Era uma vez uma mulher chamada Maria. A Maria teve uma gravidez desejada. Antes de sequer saber que estava grávida, já fazia uma data de testes, pois sonhava com esse dia. E foi precisamente no dia em que decidiu parar de fazê-los, que a sua mãe lhe disse que tinha engravidado. Sem querer bem acreditar, correu para a farmácia e a seguir para a casa de banho mais próxima, pois não estava em casa e confirmava-se, estava mesmo! Então, preparou-se o quarto, os cheiros já existentes a bebé, a quantidade interminável de fraldas, o despertar para uma realidade alternativa. Nunca irá esquecer quando ouviu o coração bater pela primeira vez. Um coração dentro de outro. A barriga que crescia desmedida. As formas desenhadas em si que pareciam areia movediça. Também não irá esquecer os enjoos, a prisão de ventre, e a falta de posições para dormir! Não vai esquecer a retenção de líquidos, as dores que sentia nos braços, uma espécie de moscas que via no escuro quando ainda era dia, e o elefante que sentia no peito. A Maria relatava todos esses problemas, mas a médica que a seguia não ligava. Não encontrava nada. Dizia, que era nervos, birra, stress. A verdade é que isso continuou. Entretanto, a Maria ia-se aguentado e a bebé que já se sabia que era uma rapariga! Uma rapariga, também! Era isso mesmo que queria! Comprar os detalhes, vestidos e babygrows. As mantas cor de rosa. Os produtos para o banho e própria banheira, tudo de uma fragilidade extrema, demonstrável da nossa condição, enquanto seres humanos. No entanto existia algo que não a deixava, que a assombrava. Todos os dias, a ansiedade aumentava, com o fecho e abertura de urgências. Idosos 24 horas deixados numa maca. Outros que iam para casa com indícios de AVC.
A Maria não podia pagar consultas num hospital privado. Muito menos ter a sua bebé num. E as suas sensações continuavam. O estado emergente de Maria também se alterou. Podemos dizer que mudou. Deixou de desfrutar deste momento da sua vida, não por ser difícil, mas por ser pouco seguro para si e para a sua filha.

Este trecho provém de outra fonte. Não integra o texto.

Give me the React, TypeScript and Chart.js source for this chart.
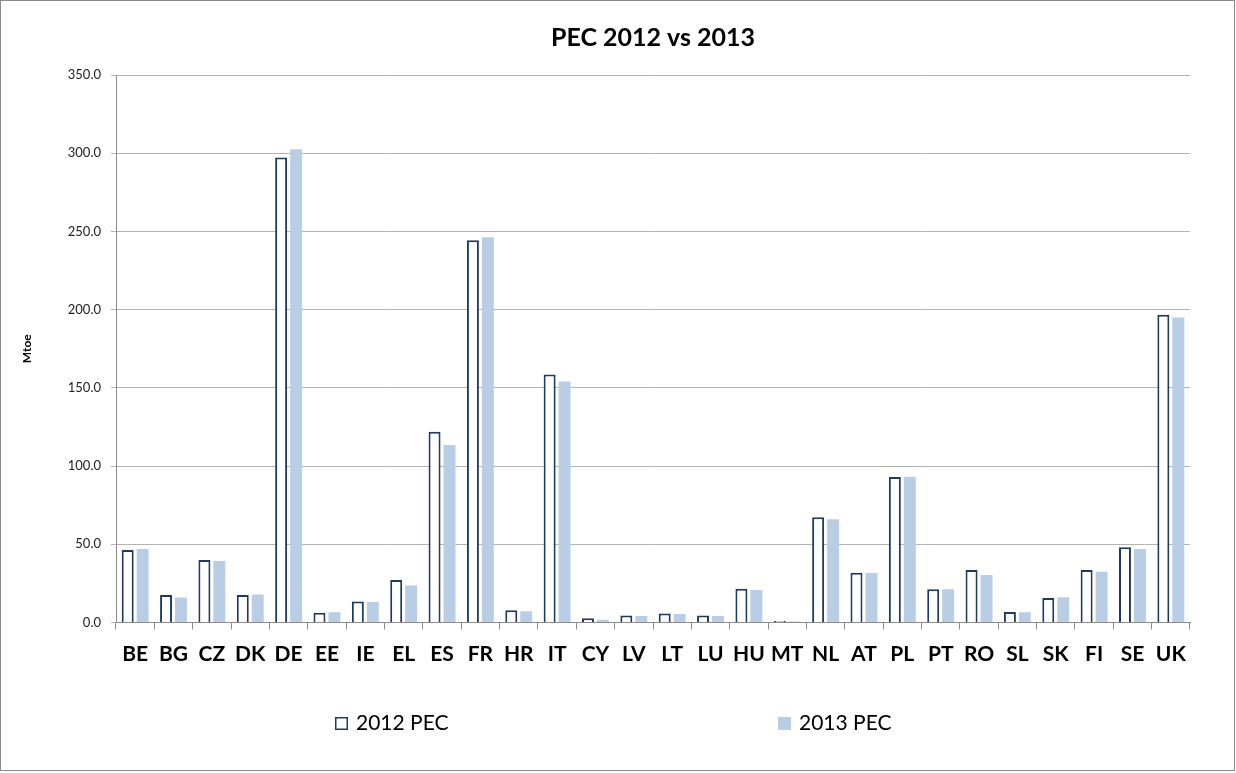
import React, { useEffect, useRef } from "react";
import { Chart, registerables } from "chart.js";

Chart.register(...registerables);

const categories = ["BE", "BG", "CZ", "DK", "DE", "EE", "IE", "EL", "ES", "FR", "HR", "IT", "CY", "LV", "LT", "LU", "HU", "MT", "NL", "AT", "PL", "PT", "RO", "SL", "SK", "FI", "SE", "UK"];
const pec2012 = [46.4, 17.6, 40.0, 17.6, 297.2, 6.3, 13.5, 27.2, 122.0, 244.3, 7.8, 158.5, 2.7, 4.4, 5.7, 4.4, 21.6, 0.9, 67.3, 31.8, 93.0, 21.2, 33.6, 6.7, 15.7, 33.6, 48.1, 196.8];
const pec2013 = [47.0, 16.0, 39.3, 17.9, 302.5, 6.5, 13.1, 23.7, 113.5, 246.3, 7.2, 154.0, 1.8, 4.2, 5.5, 4.2, 20.8, 0.6, 66.0, 31.6, 93.2, 21.2, 30.4, 6.5, 16.1, 32.5, 47.0, 195.0];
const seriesLabels = ["2012 PEC", "2013 PEC"];
const yTicksMax = 350;
const yTickStep = 50;

const FONT = "Lato, 'Open Sans', sans-serif";

const legendPlugin = {
  id: "customLegend",
  afterDraw(chart: any) {
    const ctx = chart.ctx;
    const ds = chart.data.datasets;
    const xs = [334, 777];
    ctx.save();
    ds.forEach((d: any, i: number) => {
      const bx = xs[i];
      const by = 716;
      if (i === 0) {
        ctx.fillStyle = "#ffffff";
        ctx.fillRect(bx, by, 13, 13);
        ctx.strokeStyle = d.borderColor;
        ctx.lineWidth = 1.5;
        ctx.strokeRect(bx + 0.75, by + 0.75, 11.5, 11.5);
      } else {
        ctx.fillStyle = d.backgroundColor;
        ctx.fillRect(bx, by, 13, 13);
      }
      ctx.fillStyle = "#000000";
      ctx.font = `21px ${FONT}`;
      ctx.textBaseline = "alphabetic";
      ctx.textAlign = "left";
      ctx.fillText(d.label, bx + 21, 728.5);
    });
    ctx.restore();
  },
};

export default function App() {
  const canvasRef = useRef<HTMLCanvasElement | null>(null);

  useEffect(() => {
    document.body.style.margin = "0";
    const canvas = canvasRef.current;
    if (!canvas) return;
    const chart = new Chart(canvas, {
      type: "bar",
      data: {
        labels: categories,
        datasets: [
          {
            label: seriesLabels[0],
            data: pec2012,
            backgroundColor: "#ffffff",
            borderColor: "#1f3a60",
            borderWidth: 2,
            categoryPercentage: 0.78,
            barPercentage: 0.8,
          },
          {
            label: seriesLabels[1],
            data: pec2013,
            backgroundColor: "#b9cde5",
            borderColor: "#b9cde5",
            borderWidth: 0,
            categoryPercentage: 0.78,
            barPercentage: 0.8,
          },
        ],
      },
      options: {
        responsive: false,
        animation: false,
        devicePixelRatio: 1,
        layout: { padding: { left: 0, right: 44, top: 0, bottom: 100 } },
        plugins: {
          legend: { display: false },
          tooltip: { enabled: false },
          title: {
            display: true,
            fullSize: false,
            text: "PEC 2012 vs 2013",
            color: "#000000",
            font: { family: FONT, size: 25, weight: "bold" },
            padding: { top: 22, bottom: 22 },
          },
        },
        scales: {
          x: {
            grid: {
              offset: true,
              drawOnChartArea: false,
              drawTicks: true,
              tickLength: 7,
              color: "#8c8c8c",
            },
            border: { color: "#8c8c8c" },
            ticks: {
              color: "#000000",
              font: { family: FONT, size: 21, weight: "bold" },
              padding: 12,
              autoSkip: false,
              maxRotation: 0,
            },
            afterFit(scale: any) {
              scale.height = 47.5;
            },
          },
          y: {
            min: 0,
            max: yTicksMax,
            ticks: {
              stepSize: yTickStep,
              color: "#222222",
              font: { family: FONT, size: 13 },
              padding: 10,
              callback: (v: any) => Number(v).toFixed(1),
            },
            grid: { color: "#b3b3b3", tickLength: 5, lineWidth: 1 },
            border: { color: "#8c8c8c" },
            title: {
              display: true,
              text: "Mtoe",
              color: "#000000",
              font: { family: FONT, size: 12, weight: "bold" },
              padding: { top: 18.5, bottom: 0 },
            },
            afterFit(scale: any) {
              scale.width = 115;
            },
          },
        },
      },
      plugins: [legendPlugin],
    });
    return () => chart.destroy();
  }, []);

  return (
    <div
      style={{
        position: "absolute",
        left: 0,
        top: 0,
        width: 1235,
        height: 771,
        border: "1px solid #8a8a8a",
        boxSizing: "border-box",
        background: "#ffffff",
      }}
    >
      <canvas ref={canvasRef} width={1233} height={769} style={{ display: "block" }} />
    </div>
  );
}
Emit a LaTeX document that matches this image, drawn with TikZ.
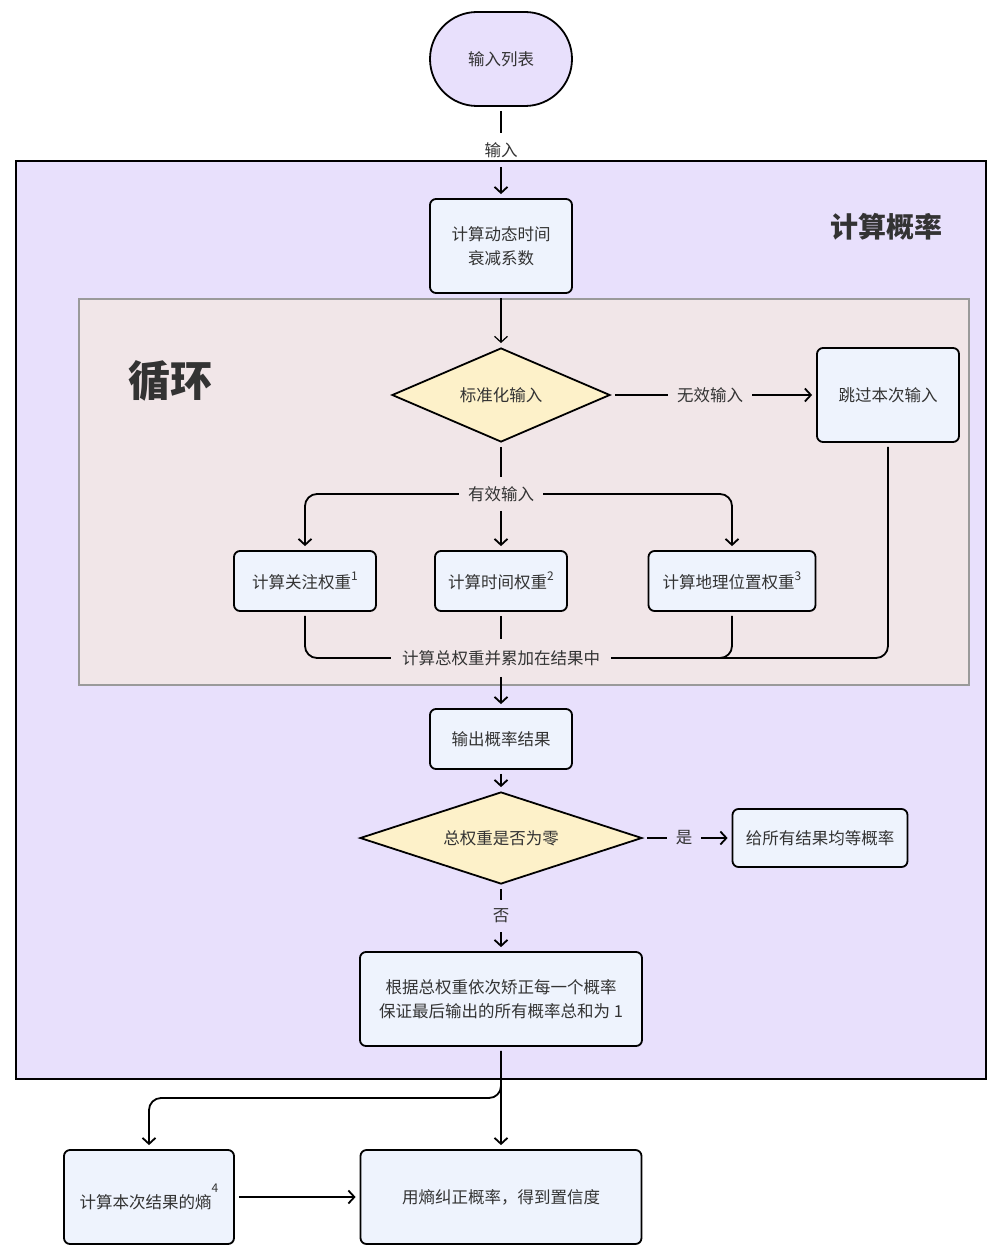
\documentclass[tikz,border=0pt]{standalone}
\usepackage{fontspec}
\setmainfont{Noto Sans CJK SC}
\usetikzlibrary{arrows.meta,shapes.geometric}
\definecolor{outerfill}{HTML}{E8E0FC}
\definecolor{loopfill}{HTML}{F1E6E8}
\definecolor{loopline}{HTML}{9A9A9A}
\definecolor{boxfill}{HTML}{EEF3FD}
\definecolor{decfill}{HTML}{FDF1C9}
\definecolor{txt}{HTML}{333333}
\newcommand{\mysup}[1]{\raisebox{0.45em}{\fontsize{12}{12}\selectfont #1}}
\begin{document}
\begin{tikzpicture}[x=1pt,y=-1pt,
  fs/.style={font=\fontsize{16.5}{24}\selectfont},
  box/.style={draw=black, line width=1.8pt, fill=boxfill, rounded corners=6pt, align=center, text=txt, fs, inner sep=0pt},
  dec/.style={diamond, draw=black, line width=1.8pt, fill=decfill, text=txt, fs, inner sep=0pt, shape aspect=2.3},
  lbl/.style={text=txt, fs, inner sep=5pt},
  conn/.style={line width=1.8pt, draw=black, shorten <=4pt, shorten >=4pt},
  arr/.style={conn, -{Straight Barb[length=6pt,width=13pt]}},
  rc/.style={rounded corners=12pt}]
\useasboundingbox (0,0) rectangle (997,1257);
% containers
\node[draw=black, line width=1.8pt, fill=outerfill, minimum width=970pt, minimum height=918pt, inner sep=0pt] (outer) at (501,620) {};
\node[draw=loopline, line width=1.8pt, fill=loopfill, minimum width=890pt, minimum height=386pt, inner sep=0pt] (loop) at (524,492) {};
\node[text=txt, font=\fontsize{28}{28}\selectfont\bfseries] (title) at (886,227) {计算概率};
\node[text=txt, font=\fontsize{42}{42}\selectfont\bfseries] (looptitle) at (170,381) {循环};
% nodes
\node[box, fill=outerfill, rounded corners=47pt, minimum width=142pt, minimum height=94pt] (start) at (501,59) {输入列表};
\node[lbl] (inLbl) at (501,150) {输入};
\node[box, minimum width=142pt, minimum height=94pt] (decay) at (501,246) {计算动态时间\\衰减系数};
\node[dec, minimum width=218pt, minimum height=94pt] (d1) at (501,395) {标准化输入};
\node[lbl] (invLbl) at (710,395) {无效输入};
\node[box, minimum width=142pt, minimum height=94pt] (skip) at (888,395) {跳过本次输入};
\node[lbl] (valid) at (501,494) {有效输入};
\node[box, minimum width=142pt, minimum height=60pt] (w1) at (305,581) {计算关注权重\mysup{1}};
\node[box, minimum width=132pt, minimum height=60pt] (w2) at (501,581) {计算时间权重\mysup{2}};
\node[box, minimum width=167pt, minimum height=60pt] (w3) at (732,581) {计算地理位置权重\mysup{3}};
\node[lbl, inner sep=7pt] (sum) at (501,658) {计算总权重并累加在结果中};
\node[box, minimum width=142pt, minimum height=60pt] (out) at (501,739) {输出概率结果};
\node[dec, minimum width=282pt, minimum height=92pt] (d2) at (501,838) {总权重是否为零};
\node[lbl] (yes) at (684,838) {是};
\node[box, minimum width=175pt, minimum height=58pt] (eq) at (820,838) {给所有结果均等概率};
\node[lbl] (no) at (501,916) {否};
\node[box, minimum width=282pt, minimum height=94pt] (corr) at (501,999) {根据总权重依次矫正每一个概率\\保证最后输出的所有概率总和为 1};
\coordinate (split) at (501,1098);
\node[box, minimum width=170pt, minimum height=94pt] (b4) at (149,1197) {计算本次结果的熵\raisebox{0.95em}{\fontsize{12}{12}\selectfont 4}};
\node[box, minimum width=281pt, minimum height=94pt] (b5) at (501,1197) {用熵纠正概率，得到置信度};
% connectors
\draw[conn] (start) -- (inLbl);
\draw[arr] (inLbl) -- (decay);
\draw[arr, line width=1.2pt] (decay) -- (d1);
\draw[conn] (d1) -- (invLbl);
\draw[arr] (invLbl) -- (skip);
\draw[conn] (d1) -- (valid);
\draw[arr, rc] (valid.west) -| (w1.north);
\draw[arr] (valid) -- (w2);
\draw[arr, rc] (valid.east) -| (w3.north);
\draw[conn, rc] (w1.south) |- (sum.west);
\draw[conn] (w2) -- (sum);
\draw[conn, rc] (w3.south) |- (sum.east);
\draw[conn, rc] (skip.south) |- (sum.east);
\draw[arr] (sum) -- (out);
\draw[arr] (out) -- (d2);
\draw[conn] (d2) -- (yes);
\draw[arr] (yes) -- (eq);
\draw[conn] (d2) -- (no);
\draw[arr] (no) -- (corr);
\draw[arr] (corr) -- (b5);
\draw[arr, rc] (corr.south) -- (split) -| (b4.north);
\draw[arr] (b4) -- (b5);
\end{tikzpicture}
\end{document}
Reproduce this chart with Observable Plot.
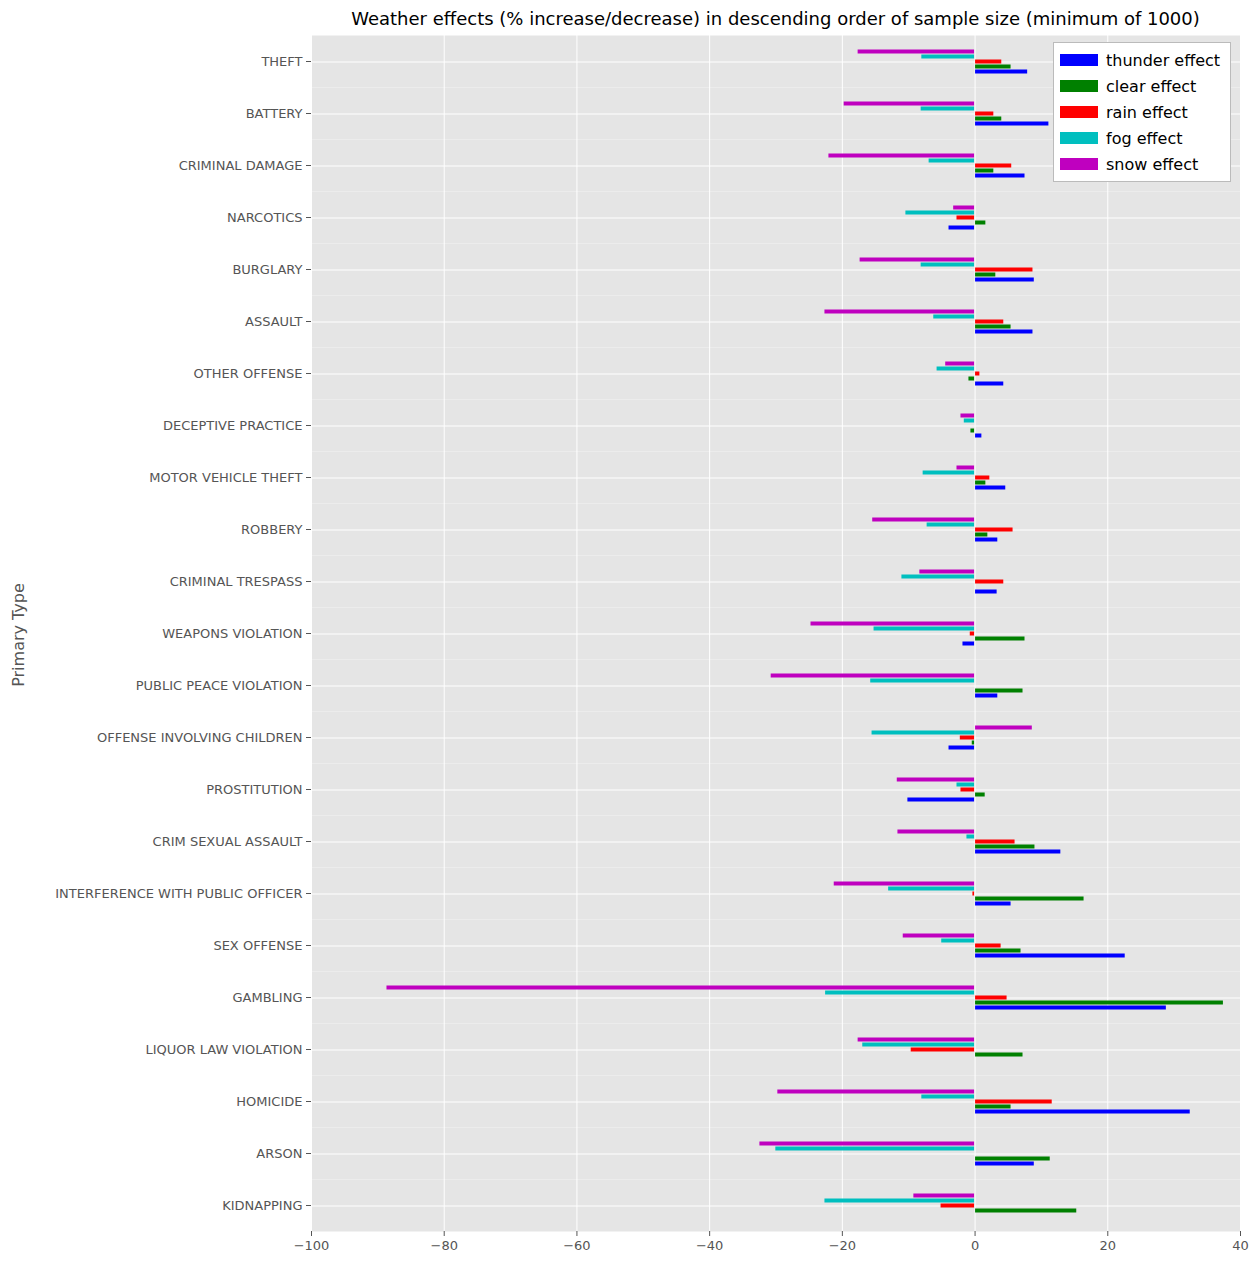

A Maria foi das poucas grávidas que se conseguiu safar com uma pré-eclâmpsia tardia, quase a evoluir para um síndrome de Hellp. No entanto, esse episódio não saiu sem custos demasiado altos. Cuidados intensivos. Dois anos de recuperação e sonhos que se perderam lá mesmo no fundo, dentro de si, sonhos que jamais se alcançarão e uma saúde, essa sim que não se compra. Podemos dizer que se a sorte estivesse para venda ela a comprara, porque no dia que foi para as urgências do seu hospital ele estava encerrado e teve que fazer mais 50 Km até ao próximo.
Existe uma linha ténue entre viver e morrer. O que não pode existir é uma linha ténue entre estarmos na União Europeia ou sermos de facto um país de terceiro mundo. Não podem todas as grávidas ser a Maria? Ou seja, nem todas as grávidas vão ter pré-eclâmpsia! E todas as outras condições e problemas causados na gravidez? E mesmo sem eles devemos ter os nossos filhos numa esquina a caminho de uma urgência aberta?